▶ **Goal**: Exactly repeat the material, dropping only the pictures.

▶ **Record excerpts**:
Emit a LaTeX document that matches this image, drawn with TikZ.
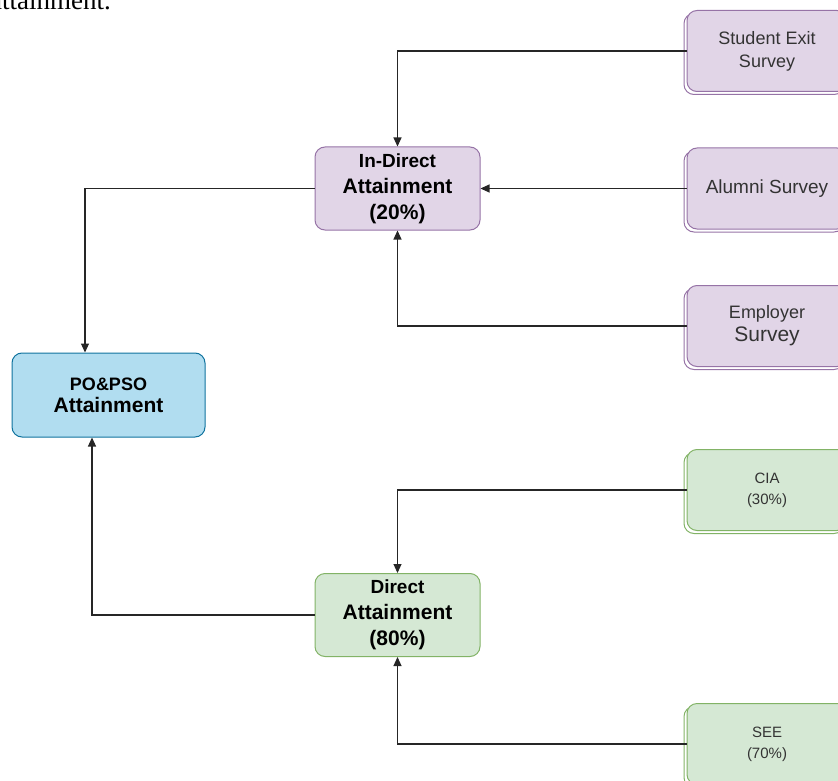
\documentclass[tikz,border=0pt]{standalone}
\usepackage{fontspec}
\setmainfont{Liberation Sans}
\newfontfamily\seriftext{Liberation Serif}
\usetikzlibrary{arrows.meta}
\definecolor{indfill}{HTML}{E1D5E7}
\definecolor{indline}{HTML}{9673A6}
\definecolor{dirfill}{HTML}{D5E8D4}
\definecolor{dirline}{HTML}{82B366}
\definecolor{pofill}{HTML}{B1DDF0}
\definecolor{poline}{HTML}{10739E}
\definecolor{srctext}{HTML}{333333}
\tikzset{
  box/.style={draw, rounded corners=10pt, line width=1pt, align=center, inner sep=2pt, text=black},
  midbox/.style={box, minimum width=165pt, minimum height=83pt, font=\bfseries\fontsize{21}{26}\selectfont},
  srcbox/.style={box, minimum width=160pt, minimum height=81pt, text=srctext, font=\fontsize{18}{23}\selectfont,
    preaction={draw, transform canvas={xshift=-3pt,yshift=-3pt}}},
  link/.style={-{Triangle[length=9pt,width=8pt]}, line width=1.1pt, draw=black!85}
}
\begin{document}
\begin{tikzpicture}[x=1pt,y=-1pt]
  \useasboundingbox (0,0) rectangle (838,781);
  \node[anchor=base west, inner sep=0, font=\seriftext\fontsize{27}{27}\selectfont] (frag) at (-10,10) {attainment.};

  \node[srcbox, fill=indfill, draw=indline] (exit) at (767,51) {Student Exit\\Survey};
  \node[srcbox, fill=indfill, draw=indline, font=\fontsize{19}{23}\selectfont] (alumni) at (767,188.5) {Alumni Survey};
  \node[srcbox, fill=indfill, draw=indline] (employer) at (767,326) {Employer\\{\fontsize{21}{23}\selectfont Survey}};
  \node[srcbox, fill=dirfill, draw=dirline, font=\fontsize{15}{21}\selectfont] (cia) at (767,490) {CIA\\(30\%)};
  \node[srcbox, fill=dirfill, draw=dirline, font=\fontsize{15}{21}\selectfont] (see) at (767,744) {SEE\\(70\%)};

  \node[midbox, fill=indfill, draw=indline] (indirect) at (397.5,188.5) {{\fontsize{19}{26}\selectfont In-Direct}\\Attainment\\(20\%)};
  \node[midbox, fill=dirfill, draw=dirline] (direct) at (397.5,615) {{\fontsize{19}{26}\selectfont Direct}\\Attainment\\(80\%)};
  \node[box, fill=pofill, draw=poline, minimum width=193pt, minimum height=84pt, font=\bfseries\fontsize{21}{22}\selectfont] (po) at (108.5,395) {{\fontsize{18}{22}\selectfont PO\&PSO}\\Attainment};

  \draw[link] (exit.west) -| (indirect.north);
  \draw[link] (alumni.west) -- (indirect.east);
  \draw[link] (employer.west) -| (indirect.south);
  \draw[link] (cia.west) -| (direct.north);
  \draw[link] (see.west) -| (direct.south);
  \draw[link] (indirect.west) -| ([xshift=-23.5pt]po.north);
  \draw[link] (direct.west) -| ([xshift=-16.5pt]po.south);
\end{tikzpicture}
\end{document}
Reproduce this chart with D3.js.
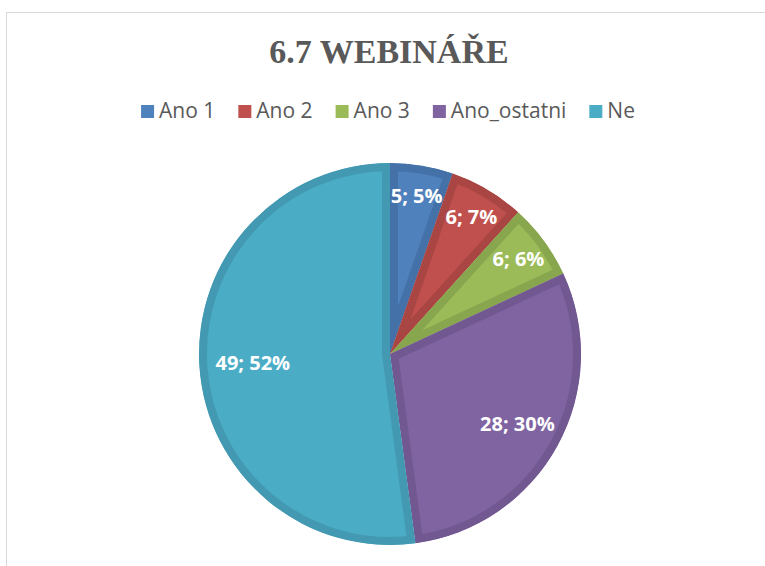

▶ **Final result**:
Emit a LaTeX document that matches this image, drawn with TikZ.
\documentclass[tikz,border=0pt]{standalone}
\usepackage{fontspec}
\setmainfont{Liberation Sans}
\newfontfamily\seriftext{Liberation Serif}
\usetikzlibrary{arrows.meta}
\definecolor{indfill}{HTML}{E1D5E7}
\definecolor{indline}{HTML}{9673A6}
\definecolor{dirfill}{HTML}{D5E8D4}
\definecolor{dirline}{HTML}{82B366}
\definecolor{pofill}{HTML}{B1DDF0}
\definecolor{poline}{HTML}{10739E}
\definecolor{srctext}{HTML}{333333}
\tikzset{
  box/.style={draw, rounded corners=10pt, line width=1pt, align=center, inner sep=2pt, text=black},
  midbox/.style={box, minimum width=165pt, minimum height=83pt, font=\bfseries\fontsize{21}{26}\selectfont},
  srcbox/.style={box, minimum width=160pt, minimum height=81pt, text=srctext, font=\fontsize{18}{23}\selectfont,
    preaction={draw, transform canvas={xshift=-3pt,yshift=-3pt}}},
  link/.style={-{Triangle[length=9pt,width=8pt]}, line width=1.1pt, draw=black!85}
}
\begin{document}
\begin{tikzpicture}[x=1pt,y=-1pt]
  \useasboundingbox (0,0) rectangle (838,781);
  \node[anchor=base west, inner sep=0, font=\seriftext\fontsize{27}{27}\selectfont] (frag) at (-10,10) {attainment.};

  \node[srcbox, fill=indfill, draw=indline] (exit) at (767,51) {Student Exit\\Survey};
  \node[srcbox, fill=indfill, draw=indline, font=\fontsize{19}{23}\selectfont] (alumni) at (767,188.5) {Alumni Survey};
  \node[srcbox, fill=indfill, draw=indline] (employer) at (767,326) {Employer\\{\fontsize{21}{23}\selectfont Survey}};
  \node[srcbox, fill=dirfill, draw=dirline, font=\fontsize{15}{21}\selectfont] (cia) at (767,490) {CIA\\(30\%)};
  \node[srcbox, fill=dirfill, draw=dirline, font=\fontsize{15}{21}\selectfont] (see) at (767,744) {SEE\\(70\%)};

  \node[midbox, fill=indfill, draw=indline] (indirect) at (397.5,188.5) {{\fontsize{19}{26}\selectfont In-Direct}\\Attainment\\(20\%)};
  \node[midbox, fill=dirfill, draw=dirline] (direct) at (397.5,615) {{\fontsize{19}{26}\selectfont Direct}\\Attainment\\(80\%)};
  \node[box, fill=pofill, draw=poline, minimum width=193pt, minimum height=84pt, font=\bfseries\fontsize{21}{22}\selectfont] (po) at (108.5,395) {{\fontsize{18}{22}\selectfont PO\&PSO}\\Attainment};

  \draw[link] (exit.west) -| (indirect.north);
  \draw[link] (alumni.west) -- (indirect.east);
  \draw[link] (employer.west) -| (indirect.south);
  \draw[link] (cia.west) -| (direct.north);
  \draw[link] (see.west) -| (direct.south);
  \draw[link] (indirect.west) -| ([xshift=-23.5pt]po.north);
  \draw[link] (direct.west) -| ([xshift=-16.5pt]po.south);
\end{tikzpicture}
\end{document}
Reproduce this chart with D3.js.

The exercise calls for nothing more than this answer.